The House is no longer requiring lawmakers to report some free trips they take on the annual forms they file about their personal finances.
The change was not publicly announced but was described in an instruction book available to lawmakers on how to fill out the forms.
Legislators will still have to report details about their travel on the House clerk's website, which is less commonly monitored by reporters, watchdog groups and others than the financial disclosure reports. That information is publicly available and is far more specific than the one line that — until now — they have provided on their financial disclosure forms.
The House clerk's website requires information about who is sponsoring the trip, the itinerary and costs for lodging, transportation and other expenses.
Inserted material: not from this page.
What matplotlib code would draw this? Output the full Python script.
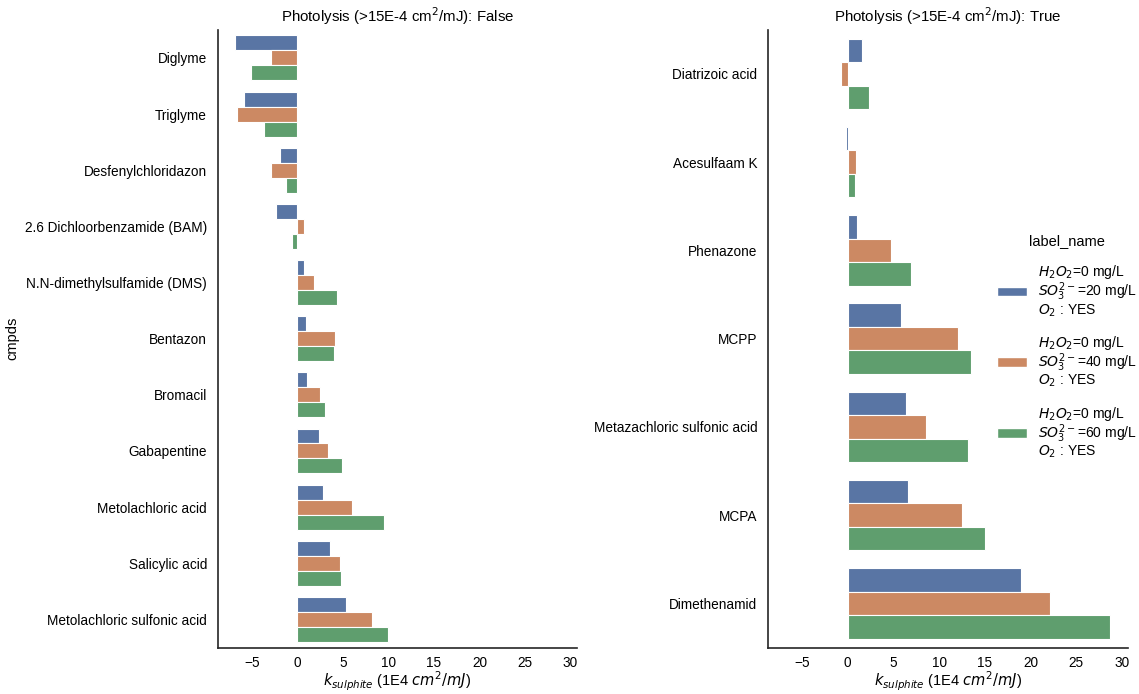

The one line on lawmakers' financial disclosure forms required the sponsor's identity, the itinerary and whether lodging and other expenses were provided, but no cost information.
The House Ethics Committee did not initially provide an explanation for the change. The elimination of the requirement was first reported by the National Journal.
In a written statement, House Minority Leader Nancy Pelosi, D-Calif., said the change should be reversed.
"While the committee's aim was to simplify the disclosure process, Congress must always move in the direction of more disclosure, not less," Pelosi said.
She said if the ethics panel does not restore the reporting requirement on financial disclosure forms, Democrats would ask House Speaker John Boehner, R-Ohio, for a vote on reversing the decision. She also said she was encouraging lawmakers to include the travel information to the Clerk's office and on their annual disclosure forms.
"Removing the travel disclosure requirement from the annual disclosure form is a blatant attempt to avoid accountability," said Melanie Sloan, executive director of Citizens for Responsibility and Ethics in Washington, a non-profit that monitors actions by lawmakers.
With polls showing that the public has little confidence in Congress, "You would think the House Ethics Committee would focus on building public confidence in the institution, rather than looking for ways to make their dirty laundry harder to find," said Meredith McGehee, policy director of the Campaign Legal Center, a non-profit that monitors congressional ethics and campaign finance.
House members have had to include the travel information in their personal financial disclosure forms since the late 1970s.
Even with the change, lawmakers are required to continue reporting some free trips worth at least $350 on their financial disclosure forms. These include trips to charity fundraisers and travel unrelated to congressional business.
Members of Congress and their aides reported taking 1,893 privately paid trips last year, the most since stricter reporting requirements took effect in 2007 after a scandal involving then-lobbyist Jack Abramoff, according to LegiStorm, a private organization that compiles data about Congress. The group said those trips cost $6,015,824.